::: Data to use :::
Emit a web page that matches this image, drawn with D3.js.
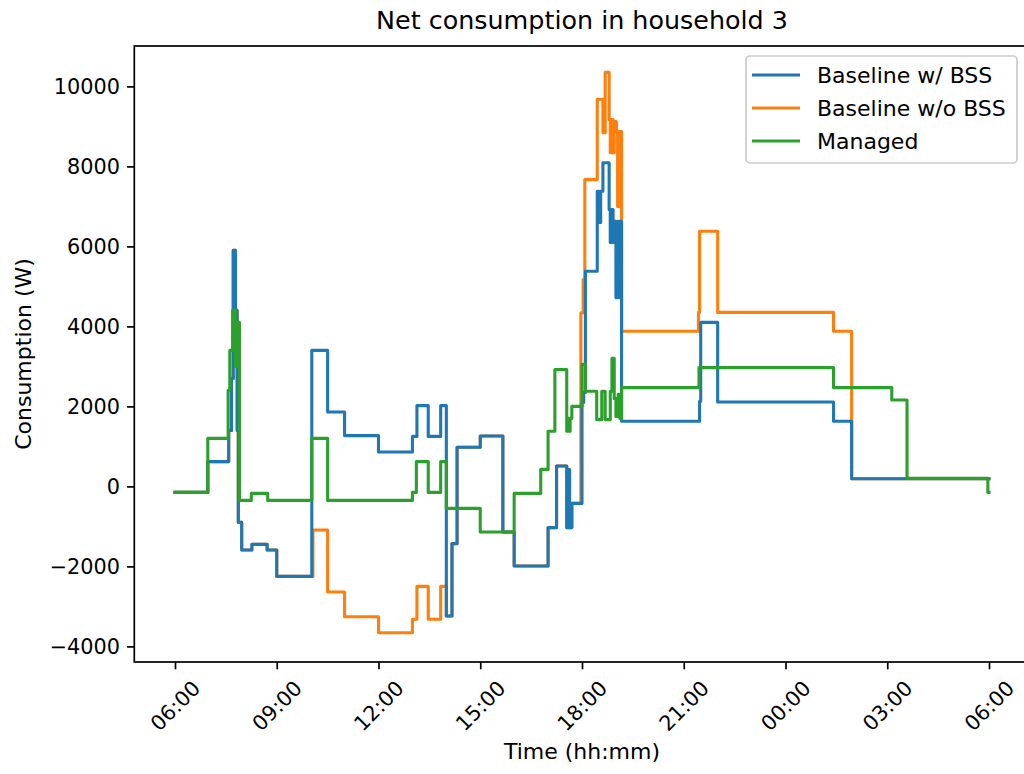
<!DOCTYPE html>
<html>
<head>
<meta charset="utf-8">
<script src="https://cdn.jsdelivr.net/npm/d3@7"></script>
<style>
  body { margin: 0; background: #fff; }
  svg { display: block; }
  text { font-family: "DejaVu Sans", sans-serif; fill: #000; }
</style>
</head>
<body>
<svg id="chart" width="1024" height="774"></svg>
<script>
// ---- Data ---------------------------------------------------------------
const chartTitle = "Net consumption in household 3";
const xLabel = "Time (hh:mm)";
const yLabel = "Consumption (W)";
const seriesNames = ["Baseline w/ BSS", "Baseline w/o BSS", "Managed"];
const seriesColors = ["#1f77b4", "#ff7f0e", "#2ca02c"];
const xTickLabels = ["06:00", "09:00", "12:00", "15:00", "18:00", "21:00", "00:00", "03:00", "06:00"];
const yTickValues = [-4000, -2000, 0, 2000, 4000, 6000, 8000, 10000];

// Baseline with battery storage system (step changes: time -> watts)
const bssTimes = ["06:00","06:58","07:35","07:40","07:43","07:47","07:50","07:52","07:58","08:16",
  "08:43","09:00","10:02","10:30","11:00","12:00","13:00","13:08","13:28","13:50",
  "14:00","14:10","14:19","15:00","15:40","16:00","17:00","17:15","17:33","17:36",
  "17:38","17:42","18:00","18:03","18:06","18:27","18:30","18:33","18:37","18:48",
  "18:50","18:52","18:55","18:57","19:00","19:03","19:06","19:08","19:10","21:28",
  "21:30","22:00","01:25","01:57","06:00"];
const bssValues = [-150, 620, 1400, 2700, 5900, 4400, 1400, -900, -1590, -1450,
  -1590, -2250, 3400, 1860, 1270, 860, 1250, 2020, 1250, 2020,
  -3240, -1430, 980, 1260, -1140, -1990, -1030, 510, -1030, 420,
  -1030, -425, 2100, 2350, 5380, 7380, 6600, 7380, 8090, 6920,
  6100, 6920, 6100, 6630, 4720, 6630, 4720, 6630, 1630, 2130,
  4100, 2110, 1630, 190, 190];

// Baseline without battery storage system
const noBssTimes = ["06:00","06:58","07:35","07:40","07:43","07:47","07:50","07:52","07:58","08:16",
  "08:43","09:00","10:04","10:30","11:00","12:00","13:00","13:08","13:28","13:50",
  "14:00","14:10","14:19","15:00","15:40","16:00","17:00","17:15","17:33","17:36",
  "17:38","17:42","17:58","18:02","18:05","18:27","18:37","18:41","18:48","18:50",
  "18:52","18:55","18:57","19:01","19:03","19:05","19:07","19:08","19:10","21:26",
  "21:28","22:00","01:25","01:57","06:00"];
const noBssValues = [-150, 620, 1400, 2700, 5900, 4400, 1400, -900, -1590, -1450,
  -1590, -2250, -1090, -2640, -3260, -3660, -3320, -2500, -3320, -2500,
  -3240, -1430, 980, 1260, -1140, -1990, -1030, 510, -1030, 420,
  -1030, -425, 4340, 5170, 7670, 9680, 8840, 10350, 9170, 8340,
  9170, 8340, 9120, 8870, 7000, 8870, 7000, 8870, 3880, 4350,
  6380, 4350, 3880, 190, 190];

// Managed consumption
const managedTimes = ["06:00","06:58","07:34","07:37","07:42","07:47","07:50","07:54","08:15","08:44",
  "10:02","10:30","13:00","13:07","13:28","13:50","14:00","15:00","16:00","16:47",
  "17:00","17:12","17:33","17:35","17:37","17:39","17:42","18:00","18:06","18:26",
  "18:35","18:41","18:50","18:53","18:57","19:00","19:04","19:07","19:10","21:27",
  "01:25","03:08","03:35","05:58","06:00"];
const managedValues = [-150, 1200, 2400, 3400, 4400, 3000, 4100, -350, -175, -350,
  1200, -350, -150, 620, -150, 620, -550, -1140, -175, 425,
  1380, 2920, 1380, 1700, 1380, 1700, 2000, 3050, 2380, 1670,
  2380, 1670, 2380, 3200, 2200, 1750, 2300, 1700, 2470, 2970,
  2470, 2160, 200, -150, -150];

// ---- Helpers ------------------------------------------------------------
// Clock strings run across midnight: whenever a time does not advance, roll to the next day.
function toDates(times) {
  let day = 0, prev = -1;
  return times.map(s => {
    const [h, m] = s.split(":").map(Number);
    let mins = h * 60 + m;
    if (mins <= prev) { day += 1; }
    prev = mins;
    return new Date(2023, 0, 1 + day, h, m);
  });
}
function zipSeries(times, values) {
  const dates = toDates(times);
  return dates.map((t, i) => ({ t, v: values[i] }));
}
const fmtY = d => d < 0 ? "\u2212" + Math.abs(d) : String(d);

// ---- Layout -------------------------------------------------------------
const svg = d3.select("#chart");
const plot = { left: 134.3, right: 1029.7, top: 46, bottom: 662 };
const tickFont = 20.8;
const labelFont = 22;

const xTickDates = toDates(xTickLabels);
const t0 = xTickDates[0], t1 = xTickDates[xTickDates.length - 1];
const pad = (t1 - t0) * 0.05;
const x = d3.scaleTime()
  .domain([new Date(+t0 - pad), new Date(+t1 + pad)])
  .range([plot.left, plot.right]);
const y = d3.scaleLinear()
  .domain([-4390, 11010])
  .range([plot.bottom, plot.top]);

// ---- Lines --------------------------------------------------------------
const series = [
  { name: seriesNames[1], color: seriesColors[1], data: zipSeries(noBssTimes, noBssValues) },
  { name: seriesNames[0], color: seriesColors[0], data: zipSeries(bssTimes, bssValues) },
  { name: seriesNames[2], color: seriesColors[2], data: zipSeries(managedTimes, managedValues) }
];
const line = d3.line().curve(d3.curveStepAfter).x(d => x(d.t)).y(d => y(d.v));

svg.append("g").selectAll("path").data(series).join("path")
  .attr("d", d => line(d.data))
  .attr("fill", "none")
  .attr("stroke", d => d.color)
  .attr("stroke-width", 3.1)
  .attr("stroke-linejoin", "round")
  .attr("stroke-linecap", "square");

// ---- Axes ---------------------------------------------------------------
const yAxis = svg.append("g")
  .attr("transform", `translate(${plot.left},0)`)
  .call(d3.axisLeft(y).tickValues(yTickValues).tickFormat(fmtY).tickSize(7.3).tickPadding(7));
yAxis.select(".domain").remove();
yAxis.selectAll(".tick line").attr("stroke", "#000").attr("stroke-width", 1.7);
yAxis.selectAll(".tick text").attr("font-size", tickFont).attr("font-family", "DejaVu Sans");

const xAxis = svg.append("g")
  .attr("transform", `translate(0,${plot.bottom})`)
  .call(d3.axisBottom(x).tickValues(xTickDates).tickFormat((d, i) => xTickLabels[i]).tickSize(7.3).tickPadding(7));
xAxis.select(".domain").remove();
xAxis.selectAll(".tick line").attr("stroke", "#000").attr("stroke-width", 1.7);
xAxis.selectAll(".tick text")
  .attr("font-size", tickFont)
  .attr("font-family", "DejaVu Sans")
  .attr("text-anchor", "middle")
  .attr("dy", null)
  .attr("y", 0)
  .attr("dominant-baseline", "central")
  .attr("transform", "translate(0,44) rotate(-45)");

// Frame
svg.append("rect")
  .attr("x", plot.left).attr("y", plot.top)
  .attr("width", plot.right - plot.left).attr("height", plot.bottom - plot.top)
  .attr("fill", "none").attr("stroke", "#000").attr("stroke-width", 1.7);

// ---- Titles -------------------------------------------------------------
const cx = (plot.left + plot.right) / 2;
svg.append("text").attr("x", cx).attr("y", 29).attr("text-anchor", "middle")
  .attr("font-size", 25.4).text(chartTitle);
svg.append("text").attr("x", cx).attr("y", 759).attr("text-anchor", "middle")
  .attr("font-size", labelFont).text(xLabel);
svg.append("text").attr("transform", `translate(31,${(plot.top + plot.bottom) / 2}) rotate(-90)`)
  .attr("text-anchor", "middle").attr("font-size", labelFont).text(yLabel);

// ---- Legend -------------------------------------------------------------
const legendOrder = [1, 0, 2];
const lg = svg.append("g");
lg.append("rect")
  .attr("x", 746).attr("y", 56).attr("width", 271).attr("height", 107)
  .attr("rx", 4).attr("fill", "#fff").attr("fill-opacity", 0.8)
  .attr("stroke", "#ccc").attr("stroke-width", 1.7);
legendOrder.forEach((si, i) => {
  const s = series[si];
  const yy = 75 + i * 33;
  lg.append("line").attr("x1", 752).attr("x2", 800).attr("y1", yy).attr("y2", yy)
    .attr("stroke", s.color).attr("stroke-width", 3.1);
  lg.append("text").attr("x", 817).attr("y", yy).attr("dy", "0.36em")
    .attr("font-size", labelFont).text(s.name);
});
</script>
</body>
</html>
:::
::: Data to use :::
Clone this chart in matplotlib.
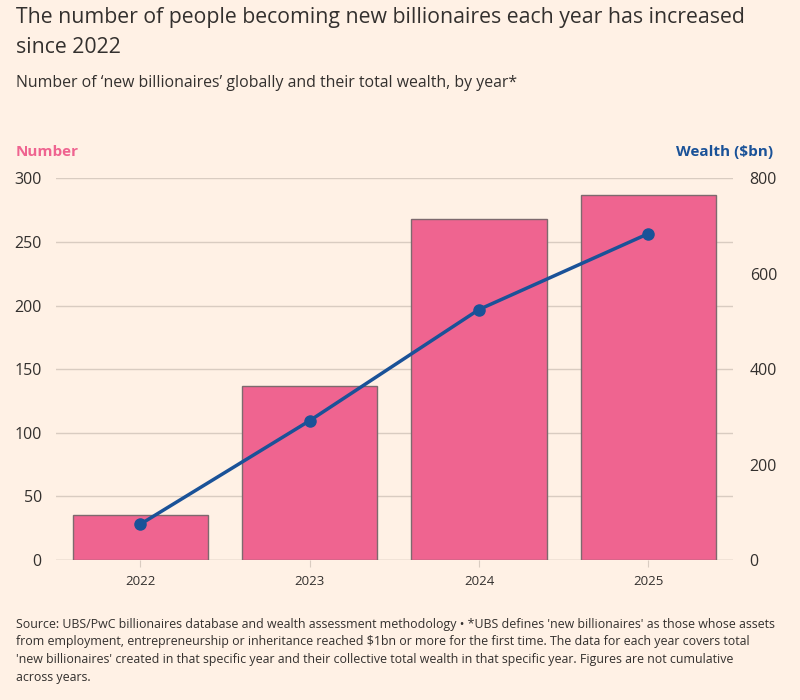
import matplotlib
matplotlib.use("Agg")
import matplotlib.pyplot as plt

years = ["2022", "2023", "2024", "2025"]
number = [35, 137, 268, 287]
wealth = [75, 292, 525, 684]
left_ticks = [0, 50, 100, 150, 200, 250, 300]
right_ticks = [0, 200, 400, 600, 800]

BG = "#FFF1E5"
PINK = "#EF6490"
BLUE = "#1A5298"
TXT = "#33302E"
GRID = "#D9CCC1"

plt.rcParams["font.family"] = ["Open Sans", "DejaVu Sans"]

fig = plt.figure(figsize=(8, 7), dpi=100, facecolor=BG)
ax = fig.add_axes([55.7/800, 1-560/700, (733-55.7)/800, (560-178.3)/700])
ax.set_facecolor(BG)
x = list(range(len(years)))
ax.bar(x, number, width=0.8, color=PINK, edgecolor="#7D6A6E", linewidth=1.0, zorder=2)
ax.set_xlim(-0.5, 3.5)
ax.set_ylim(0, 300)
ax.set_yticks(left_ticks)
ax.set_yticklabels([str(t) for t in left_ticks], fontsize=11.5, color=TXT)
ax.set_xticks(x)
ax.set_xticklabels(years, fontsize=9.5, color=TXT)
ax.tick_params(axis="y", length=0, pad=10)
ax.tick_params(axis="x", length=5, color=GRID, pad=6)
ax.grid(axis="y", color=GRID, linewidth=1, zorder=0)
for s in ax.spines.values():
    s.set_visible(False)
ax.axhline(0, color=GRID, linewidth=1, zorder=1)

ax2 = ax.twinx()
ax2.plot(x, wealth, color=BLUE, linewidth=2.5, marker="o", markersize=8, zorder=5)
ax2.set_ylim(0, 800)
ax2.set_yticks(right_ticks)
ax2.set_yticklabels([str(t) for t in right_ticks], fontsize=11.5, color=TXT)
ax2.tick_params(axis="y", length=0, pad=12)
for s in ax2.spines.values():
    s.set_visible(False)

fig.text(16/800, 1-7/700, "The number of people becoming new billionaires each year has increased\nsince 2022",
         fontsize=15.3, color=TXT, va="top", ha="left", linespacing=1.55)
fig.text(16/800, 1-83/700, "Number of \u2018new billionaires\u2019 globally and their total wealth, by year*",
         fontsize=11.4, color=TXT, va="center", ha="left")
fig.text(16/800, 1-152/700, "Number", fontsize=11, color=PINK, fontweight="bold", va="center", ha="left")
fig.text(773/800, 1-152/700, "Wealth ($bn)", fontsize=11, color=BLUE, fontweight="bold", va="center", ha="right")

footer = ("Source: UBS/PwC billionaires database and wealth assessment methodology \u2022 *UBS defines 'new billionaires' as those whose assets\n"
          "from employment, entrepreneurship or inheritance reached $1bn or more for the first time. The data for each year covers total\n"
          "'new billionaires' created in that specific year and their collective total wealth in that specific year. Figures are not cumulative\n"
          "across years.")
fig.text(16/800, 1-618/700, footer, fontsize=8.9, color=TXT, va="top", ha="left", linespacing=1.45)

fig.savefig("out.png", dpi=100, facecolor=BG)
:::
Directive => Print everything from the line with "Emit a web page" down to the line with "6000, 8000, 10000];" in the entries above, both lines included and nothing more, without the pictures.

The result =>
Emit a web page that matches this image, drawn with D3.js.
<!DOCTYPE html>
<html>
<head>
<meta charset="utf-8">
<script src="https://cdn.jsdelivr.net/npm/d3@7"></script>
<style>
  body { margin: 0; background: #fff; }
  svg { display: block; }
  text { font-family: "DejaVu Sans", sans-serif; fill: #000; }
</style>
</head>
<body>
<svg id="chart" width="1024" height="774"></svg>
<script>
// ---- Data ---------------------------------------------------------------
const chartTitle = "Net consumption in household 3";
const xLabel = "Time (hh:mm)";
const yLabel = "Consumption (W)";
const seriesNames = ["Baseline w/ BSS", "Baseline w/o BSS", "Managed"];
const seriesColors = ["#1f77b4", "#ff7f0e", "#2ca02c"];
const xTickLabels = ["06:00", "09:00", "12:00", "15:00", "18:00", "21:00", "00:00", "03:00", "06:00"];
const yTickValues = [-4000, -2000, 0, 2000, 4000, 6000, 8000, 10000];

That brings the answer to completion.